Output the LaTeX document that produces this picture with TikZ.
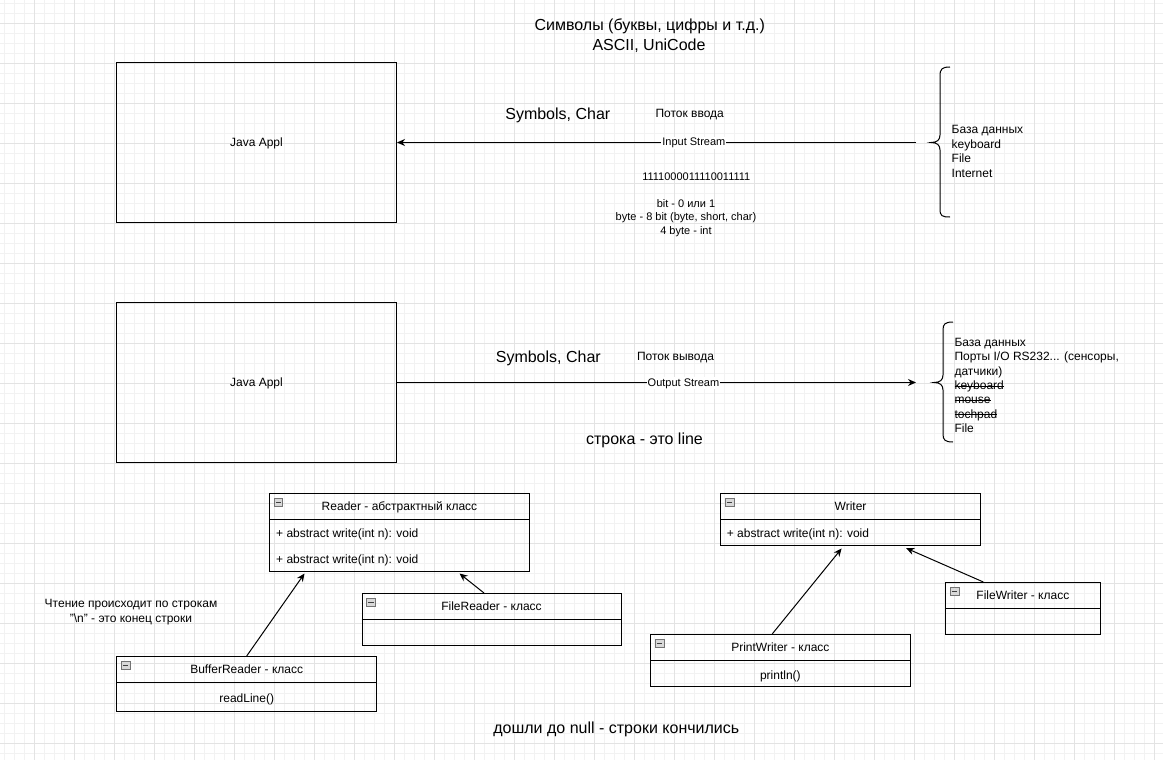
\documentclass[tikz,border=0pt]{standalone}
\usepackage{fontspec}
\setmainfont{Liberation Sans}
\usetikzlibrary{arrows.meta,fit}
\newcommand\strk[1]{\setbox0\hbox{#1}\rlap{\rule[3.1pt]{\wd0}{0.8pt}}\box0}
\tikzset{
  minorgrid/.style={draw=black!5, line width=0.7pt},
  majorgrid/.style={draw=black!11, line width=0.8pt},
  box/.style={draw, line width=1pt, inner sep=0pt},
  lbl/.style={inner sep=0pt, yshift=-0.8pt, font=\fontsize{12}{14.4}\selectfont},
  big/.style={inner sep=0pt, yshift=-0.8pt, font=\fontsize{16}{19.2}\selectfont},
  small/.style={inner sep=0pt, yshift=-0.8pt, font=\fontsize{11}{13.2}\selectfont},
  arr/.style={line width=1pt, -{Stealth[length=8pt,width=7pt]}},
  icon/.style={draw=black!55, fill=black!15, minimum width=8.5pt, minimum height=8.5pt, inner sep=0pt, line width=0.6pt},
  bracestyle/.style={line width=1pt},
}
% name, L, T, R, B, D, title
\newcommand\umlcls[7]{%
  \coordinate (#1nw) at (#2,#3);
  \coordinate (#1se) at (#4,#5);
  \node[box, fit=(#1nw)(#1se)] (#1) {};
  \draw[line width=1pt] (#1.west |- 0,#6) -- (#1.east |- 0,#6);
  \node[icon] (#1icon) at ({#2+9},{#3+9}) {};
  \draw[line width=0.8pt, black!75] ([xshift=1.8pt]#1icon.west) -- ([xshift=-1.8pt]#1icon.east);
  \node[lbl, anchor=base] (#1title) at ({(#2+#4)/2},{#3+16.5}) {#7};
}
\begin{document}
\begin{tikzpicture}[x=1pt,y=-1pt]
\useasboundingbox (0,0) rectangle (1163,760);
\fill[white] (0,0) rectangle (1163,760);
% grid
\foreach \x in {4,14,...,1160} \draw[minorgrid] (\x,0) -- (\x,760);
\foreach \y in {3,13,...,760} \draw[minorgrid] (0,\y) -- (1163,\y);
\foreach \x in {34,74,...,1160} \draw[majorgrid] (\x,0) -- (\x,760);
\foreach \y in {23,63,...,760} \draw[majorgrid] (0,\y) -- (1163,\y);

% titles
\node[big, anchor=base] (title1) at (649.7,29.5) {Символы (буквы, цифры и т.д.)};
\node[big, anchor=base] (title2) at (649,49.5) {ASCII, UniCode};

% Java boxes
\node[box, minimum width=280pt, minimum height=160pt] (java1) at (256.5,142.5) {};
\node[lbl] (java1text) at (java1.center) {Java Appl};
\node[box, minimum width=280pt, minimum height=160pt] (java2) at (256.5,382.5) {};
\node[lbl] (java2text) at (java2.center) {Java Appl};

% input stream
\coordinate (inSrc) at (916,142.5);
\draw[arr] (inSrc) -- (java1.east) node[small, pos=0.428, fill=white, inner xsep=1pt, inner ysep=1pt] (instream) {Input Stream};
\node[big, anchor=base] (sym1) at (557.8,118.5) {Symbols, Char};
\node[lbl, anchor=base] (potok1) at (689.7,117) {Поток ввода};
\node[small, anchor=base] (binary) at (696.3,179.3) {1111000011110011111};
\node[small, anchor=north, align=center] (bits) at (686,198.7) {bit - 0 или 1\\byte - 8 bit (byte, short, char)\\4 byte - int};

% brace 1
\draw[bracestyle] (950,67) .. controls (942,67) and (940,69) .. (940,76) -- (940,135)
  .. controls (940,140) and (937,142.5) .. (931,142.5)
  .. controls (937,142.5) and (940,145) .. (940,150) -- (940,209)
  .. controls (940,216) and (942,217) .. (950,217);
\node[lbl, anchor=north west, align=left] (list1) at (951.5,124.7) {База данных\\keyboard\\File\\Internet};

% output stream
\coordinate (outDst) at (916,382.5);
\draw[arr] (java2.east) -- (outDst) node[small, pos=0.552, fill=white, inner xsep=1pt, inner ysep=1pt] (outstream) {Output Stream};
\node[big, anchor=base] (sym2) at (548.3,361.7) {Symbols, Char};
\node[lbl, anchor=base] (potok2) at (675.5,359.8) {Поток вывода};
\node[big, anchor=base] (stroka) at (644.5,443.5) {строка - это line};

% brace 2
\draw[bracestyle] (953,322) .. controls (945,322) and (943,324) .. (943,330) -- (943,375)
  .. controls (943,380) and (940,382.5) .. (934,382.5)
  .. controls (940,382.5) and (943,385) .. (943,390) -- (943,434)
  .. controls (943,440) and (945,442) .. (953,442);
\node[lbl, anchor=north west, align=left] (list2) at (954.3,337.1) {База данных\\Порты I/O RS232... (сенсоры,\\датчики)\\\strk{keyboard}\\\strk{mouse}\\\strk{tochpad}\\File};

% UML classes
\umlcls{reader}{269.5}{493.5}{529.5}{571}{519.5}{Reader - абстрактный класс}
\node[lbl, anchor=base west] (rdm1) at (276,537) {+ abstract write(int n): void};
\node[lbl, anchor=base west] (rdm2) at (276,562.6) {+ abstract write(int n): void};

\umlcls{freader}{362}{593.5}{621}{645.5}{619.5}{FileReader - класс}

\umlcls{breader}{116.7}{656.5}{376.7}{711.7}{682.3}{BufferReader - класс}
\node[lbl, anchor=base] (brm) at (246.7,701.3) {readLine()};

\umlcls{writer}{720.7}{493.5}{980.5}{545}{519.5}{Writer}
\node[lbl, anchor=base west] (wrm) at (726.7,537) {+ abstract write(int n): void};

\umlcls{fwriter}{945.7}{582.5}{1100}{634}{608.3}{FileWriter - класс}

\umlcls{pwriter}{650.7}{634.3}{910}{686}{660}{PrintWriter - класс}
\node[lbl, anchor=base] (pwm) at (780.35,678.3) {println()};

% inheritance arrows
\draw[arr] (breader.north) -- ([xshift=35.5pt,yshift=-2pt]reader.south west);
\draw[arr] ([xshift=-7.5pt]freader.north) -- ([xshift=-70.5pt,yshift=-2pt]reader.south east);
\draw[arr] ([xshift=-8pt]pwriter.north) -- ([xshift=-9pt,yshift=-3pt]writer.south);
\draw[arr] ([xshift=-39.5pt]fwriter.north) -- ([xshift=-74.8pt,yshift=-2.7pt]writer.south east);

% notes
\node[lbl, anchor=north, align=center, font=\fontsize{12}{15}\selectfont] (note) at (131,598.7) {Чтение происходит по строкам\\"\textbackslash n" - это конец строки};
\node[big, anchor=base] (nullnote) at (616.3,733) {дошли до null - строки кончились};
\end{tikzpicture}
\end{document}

## Short exercise
Quote the listing above in full, except for the pictures.

## The result
Output the LaTeX document that produces this picture with TikZ.
\documentclass[tikz,border=0pt]{standalone}
\usepackage{fontspec}
\setmainfont{Liberation Sans}
\usetikzlibrary{arrows.meta,fit}
\newcommand\strk[1]{\setbox0\hbox{#1}\rlap{\rule[3.1pt]{\wd0}{0.8pt}}\box0}
\tikzset{
  minorgrid/.style={draw=black!5, line width=0.7pt},
  majorgrid/.style={draw=black!11, line width=0.8pt},
  box/.style={draw, line width=1pt, inner sep=0pt},
  lbl/.style={inner sep=0pt, yshift=-0.8pt, font=\fontsize{12}{14.4}\selectfont},
  big/.style={inner sep=0pt, yshift=-0.8pt, font=\fontsize{16}{19.2}\selectfont},
  small/.style={inner sep=0pt, yshift=-0.8pt, font=\fontsize{11}{13.2}\selectfont},
  arr/.style={line width=1pt, -{Stealth[length=8pt,width=7pt]}},
  icon/.style={draw=black!55, fill=black!15, minimum width=8.5pt, minimum height=8.5pt, inner sep=0pt, line width=0.6pt},
  bracestyle/.style={line width=1pt},
}
% name, L, T, R, B, D, title
\newcommand\umlcls[7]{%
  \coordinate (#1nw) at (#2,#3);
  \coordinate (#1se) at (#4,#5);
  \node[box, fit=(#1nw)(#1se)] (#1) {};
  \draw[line width=1pt] (#1.west |- 0,#6) -- (#1.east |- 0,#6);
  \node[icon] (#1icon) at ({#2+9},{#3+9}) {};
  \draw[line width=0.8pt, black!75] ([xshift=1.8pt]#1icon.west) -- ([xshift=-1.8pt]#1icon.east);
  \node[lbl, anchor=base] (#1title) at ({(#2+#4)/2},{#3+16.5}) {#7};
}
\begin{document}
\begin{tikzpicture}[x=1pt,y=-1pt]
\useasboundingbox (0,0) rectangle (1163,760);
\fill[white] (0,0) rectangle (1163,760);
% grid
\foreach \x in {4,14,...,1160} \draw[minorgrid] (\x,0) -- (\x,760);
\foreach \y in {3,13,...,760} \draw[minorgrid] (0,\y) -- (1163,\y);
\foreach \x in {34,74,...,1160} \draw[majorgrid] (\x,0) -- (\x,760);
\foreach \y in {23,63,...,760} \draw[majorgrid] (0,\y) -- (1163,\y);

% titles
\node[big, anchor=base] (title1) at (649.7,29.5) {Символы (буквы, цифры и т.д.)};
\node[big, anchor=base] (title2) at (649,49.5) {ASCII, UniCode};

% Java boxes
\node[box, minimum width=280pt, minimum height=160pt] (java1) at (256.5,142.5) {};
\node[lbl] (java1text) at (java1.center) {Java Appl};
\node[box, minimum width=280pt, minimum height=160pt] (java2) at (256.5,382.5) {};
\node[lbl] (java2text) at (java2.center) {Java Appl};

% input stream
\coordinate (inSrc) at (916,142.5);
\draw[arr] (inSrc) -- (java1.east) node[small, pos=0.428, fill=white, inner xsep=1pt, inner ysep=1pt] (instream) {Input Stream};
\node[big, anchor=base] (sym1) at (557.8,118.5) {Symbols, Char};
\node[lbl, anchor=base] (potok1) at (689.7,117) {Поток ввода};
\node[small, anchor=base] (binary) at (696.3,179.3) {1111000011110011111};
\node[small, anchor=north, align=center] (bits) at (686,198.7) {bit - 0 или 1\\byte - 8 bit (byte, short, char)\\4 byte - int};

% brace 1
\draw[bracestyle] (950,67) .. controls (942,67) and (940,69) .. (940,76) -- (940,135)
  .. controls (940,140) and (937,142.5) .. (931,142.5)
  .. controls (937,142.5) and (940,145) .. (940,150) -- (940,209)
  .. controls (940,216) and (942,217) .. (950,217);
\node[lbl, anchor=north west, align=left] (list1) at (951.5,124.7) {База данных\\keyboard\\File\\Internet};

% output stream
\coordinate (outDst) at (916,382.5);
\draw[arr] (java2.east) -- (outDst) node[small, pos=0.552, fill=white, inner xsep=1pt, inner ysep=1pt] (outstream) {Output Stream};
\node[big, anchor=base] (sym2) at (548.3,361.7) {Symbols, Char};
\node[lbl, anchor=base] (potok2) at (675.5,359.8) {Поток вывода};
\node[big, anchor=base] (stroka) at (644.5,443.5) {строка - это line};

% brace 2
\draw[bracestyle] (953,322) .. controls (945,322) and (943,324) .. (943,330) -- (943,375)
  .. controls (943,380) and (940,382.5) .. (934,382.5)
  .. controls (940,382.5) and (943,385) .. (943,390) -- (943,434)
  .. controls (943,440) and (945,442) .. (953,442);
\node[lbl, anchor=north west, align=left] (list2) at (954.3,337.1) {База данных\\Порты I/O RS232... (сенсоры,\\датчики)\\\strk{keyboard}\\\strk{mouse}\\\strk{tochpad}\\File};

% UML classes
\umlcls{reader}{269.5}{493.5}{529.5}{571}{519.5}{Reader - абстрактный класс}
\node[lbl, anchor=base west] (rdm1) at (276,537) {+ abstract write(int n): void};
\node[lbl, anchor=base west] (rdm2) at (276,562.6) {+ abstract write(int n): void};

\umlcls{freader}{362}{593.5}{621}{645.5}{619.5}{FileReader - класс}

\umlcls{breader}{116.7}{656.5}{376.7}{711.7}{682.3}{BufferReader - класс}
\node[lbl, anchor=base] (brm) at (246.7,701.3) {readLine()};

\umlcls{writer}{720.7}{493.5}{980.5}{545}{519.5}{Writer}
\node[lbl, anchor=base west] (wrm) at (726.7,537) {+ abstract write(int n): void};

\umlcls{fwriter}{945.7}{582.5}{1100}{634}{608.3}{FileWriter - класс}

\umlcls{pwriter}{650.7}{634.3}{910}{686}{660}{PrintWriter - класс}
\node[lbl, anchor=base] (pwm) at (780.35,678.3) {println()};

% inheritance arrows
\draw[arr] (breader.north) -- ([xshift=35.5pt,yshift=-2pt]reader.south west);
\draw[arr] ([xshift=-7.5pt]freader.north) -- ([xshift=-70.5pt,yshift=-2pt]reader.south east);
\draw[arr] ([xshift=-8pt]pwriter.north) -- ([xshift=-9pt,yshift=-3pt]writer.south);
\draw[arr] ([xshift=-39.5pt]fwriter.north) -- ([xshift=-74.8pt,yshift=-2.7pt]writer.south east);

% notes
\node[lbl, anchor=north, align=center, font=\fontsize{12}{15}\selectfont] (note) at (131,598.7) {Чтение происходит по строкам\\"\textbackslash n" - это конец строки};
\node[big, anchor=base] (nullnote) at (616.3,733) {дошли до null - строки кончились};
\end{tikzpicture}
\end{document}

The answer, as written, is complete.